THE governments of seven African palm oil producing countries, representing more than seventy percent of Africa’s tropical forest, have pledged to prioritise sustainable palm oil development with support from some of the world’s largest producers, buyers and traders of palm oil.
The TFA 2020 Marrakesh Declaration for the Sustainable Development of the Oil Palm Sector in Africa was signed by the Governments of the Central African Republic, Côte d’Ivoire, Democratic Republic of Congo, Ghana, Liberia, the Republic of Congo, and Sierra Leone at the UN Climate Change Conference (COP22) that ended in Morocco on November 18.
Signing the pledge, the ministers of agriculture and environment agred to place sustainability, human rights and collaboration with industry, indigenous peoples and civil society groups at the heart of the expanding palm oil industry in Africa. Large companies, palm oil producers, NGOs and human rights groups who are partners of the Tropical Forest Alliance 2020 (TFA 2020) welcomed the move in a joint statement.
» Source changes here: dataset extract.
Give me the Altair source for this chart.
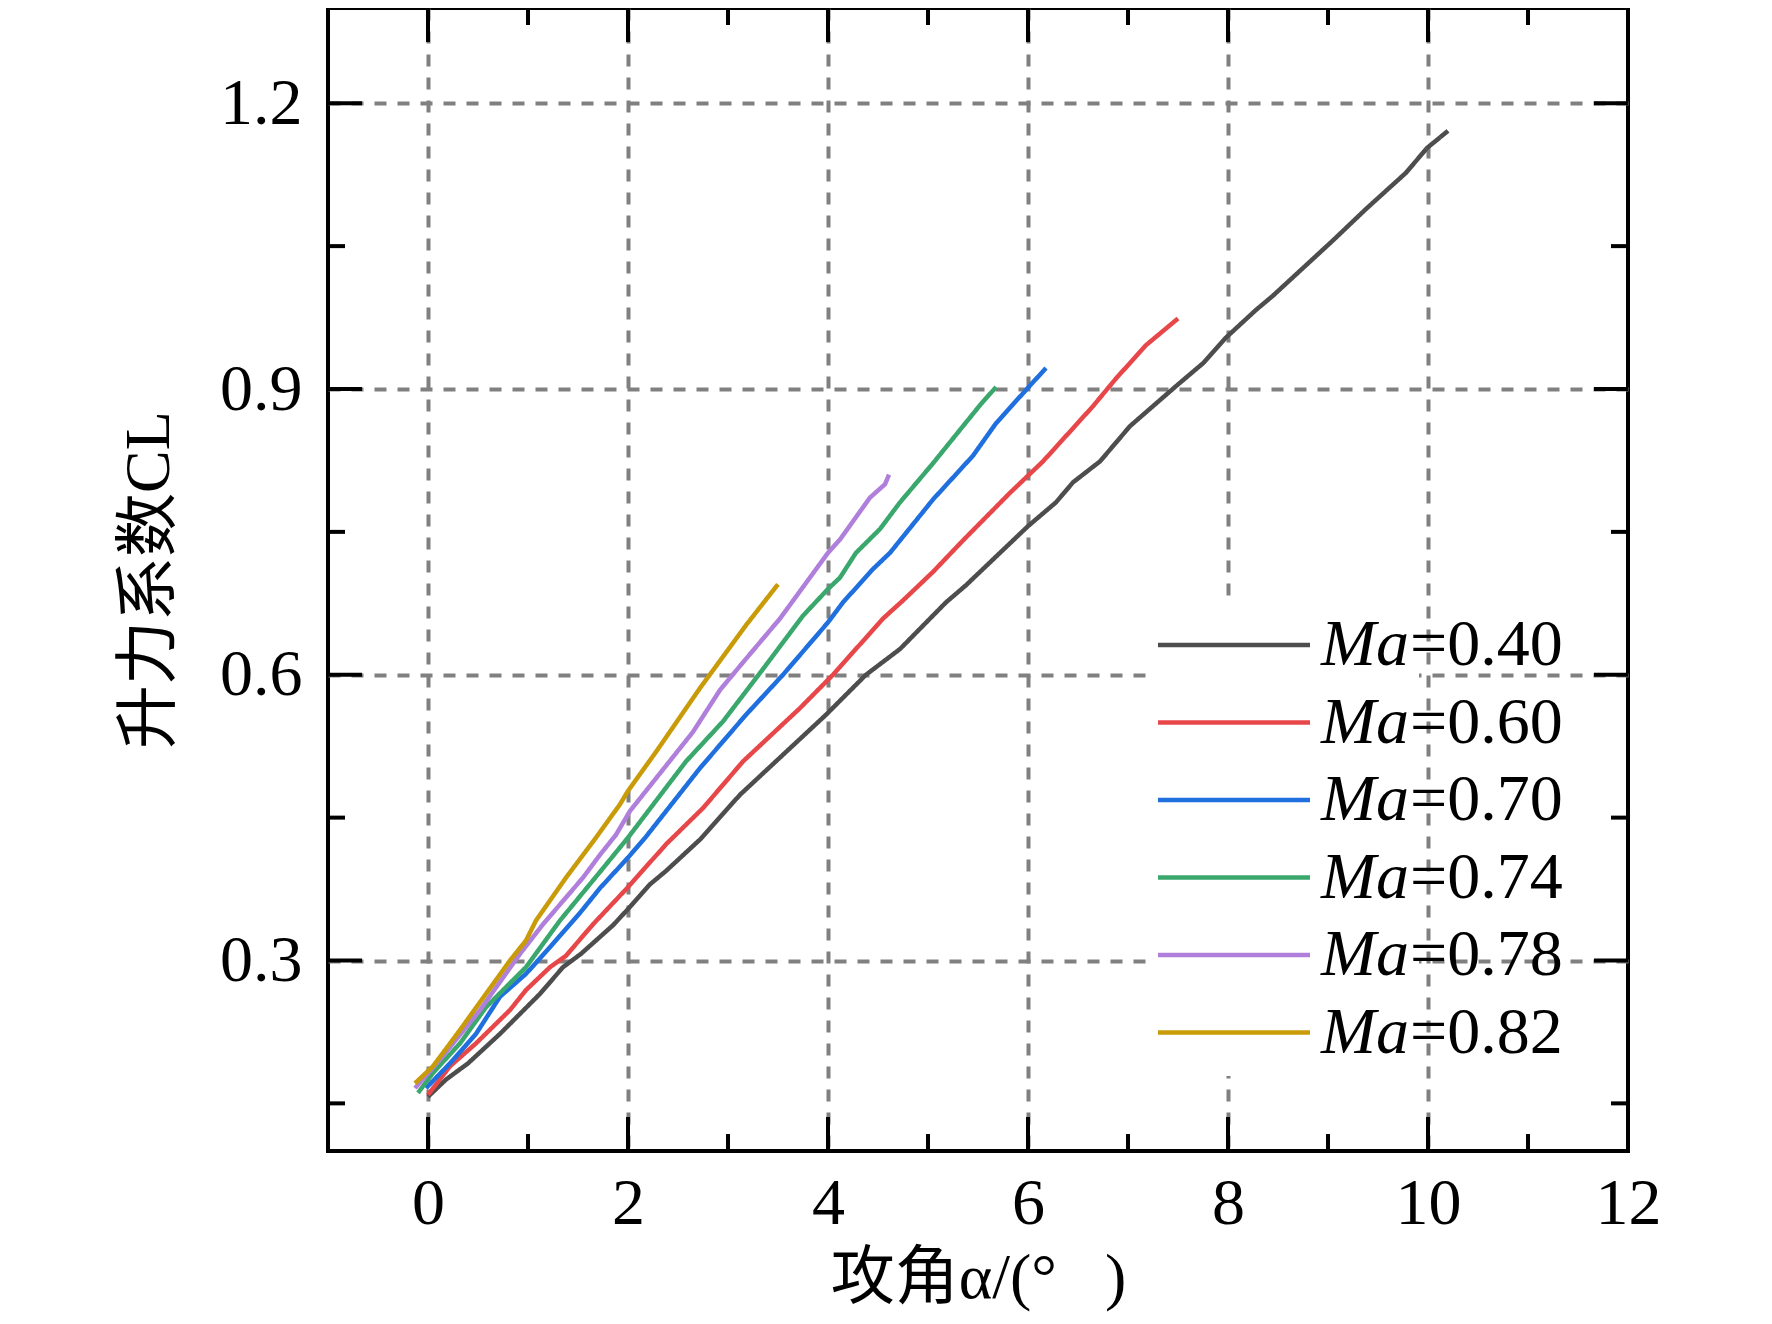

Collectively, the countries who signed the declaration represent over 250 million hectares – 13 percent of the world’s tropical forest. However, deforestation from unsustainable palm oil production causes extensive carbon emissions and contributes to global warming.
Palm oil is the most widely used vegetable oil worldwide and about half of all packaged products sold in supermarkets contain palm oil, according to the World Wildlife Fund. It fuels a $50bn global industry, which is projected to rise to $88bn a year by 2022. As demand grows, Africa is the next growth spot for palm oil production.
Dominic Waughray, head of public-private partnerships at the World Economic Forum, said the declaration showed how the commitments made by global businesses to remove deforestation from palm oil supply chains are changing the global market.
‘These governments recognize the significant market signal that global businesses are providing through their desire to source sustainable palm oil at scale. Through this unprecedented agreement, the African Palm Oil Initiative – with support from the private sector and civil society through the platform of the Tropical Forest Alliance – is now well-positioned to build a multi-country market for sustainable palm oil across West and Central Africa that will improve smallholder incomes and drive greater action on tropical deforestation,’ he said.
Unilever, a major buyer of palm oil, welcomes the move. ‘Palm oil, if produced sustainably, can play a key role in poverty alleviation by helping farmers thrive economically while adopting sustainable agricultural and business practices. I am pleased that these countries are demonstrating their commitment to sustainable palm oil by signing the Marrakesh Declaration,’ said Paul Polman, Unilever’s chief executive officer.
Government and civil society partners and environmental NGOs also welcome the declaration. Hindou Oumarou Ibrahim, co-chair of the International Indigenous People’s Forum on Climate Change, the indigenous people’s caucus to the United Nations Framework Convention on Climate Change (UNFCCC), said it would protect the livelihoods of communities. ‘Deforestation has often been linked to human rights violations. People are losing access to the land they have always lived on and farmed. I hope this declaration will be an example to the rest of the region and encourage other tropical forest African countries to follow in the commitment.’
Nick Hurd, UK minister of state for climate change and industry, said that climate finance provided by the UK had helped nurture the initiative. ‘The Marrakech Declaration will enable West and Central African countries to work with companies such as Unilever to secure sustainable jobs and livelihoods, support food security in the region, and prevent environmental degradation and greenhouse gas emissions from deforestation,’ he said.
Fred Kwame, regional director of Africa, WWF, said he welcomed the declaration, adding that it ‘supports the emergence of a palm oil sector that protects biodiversity, community rights and integrates socio-economic development.’
The Marrakesh Declaration is part of an ongoing public-private partnership taking place in Africa under the Tropical Forest Alliance 2020 Africa Palm Oil Initiative. It represents a public acknowledgement that, while investment in Africa’s palm oil sector has the potential to deliver economic benefits to the region, it also brings the risk of significant social and environmental problems, including deforestation, land conflicts, human rights abuses and the destruction of high conservation values.
Since 2014, Proforest, a non-profit group, has coordinated the initiative with companies, governments and civil society organizations. They include the Consumer Goods Forum and its members Unilever and Nestlé; palm oil producing companies, such as Sime Darby and Wilmar, and a wide range of civil society organizations, including the World Wildlife Fund, Solidaridad, Conservation International and the World Resource Institute.
The goal is to support the widespread implementation of responsible palm oil, as adopted in Marrakesh by national governments, to deliver real transformational change. The Africa Palm Oil Initiative (APOI) is a regional programme of the TFA 2020, a global partnership to remove deforestation from the supply chains of soy, beef, palm oil, and paper and pulp.
The work of the APOI to date has been funded by the United Kingdom government’s Department for International Development. The TFA 2020 is hosted by the World Economic Forum, funded by the Governments of the Netherlands, Norway and the UK.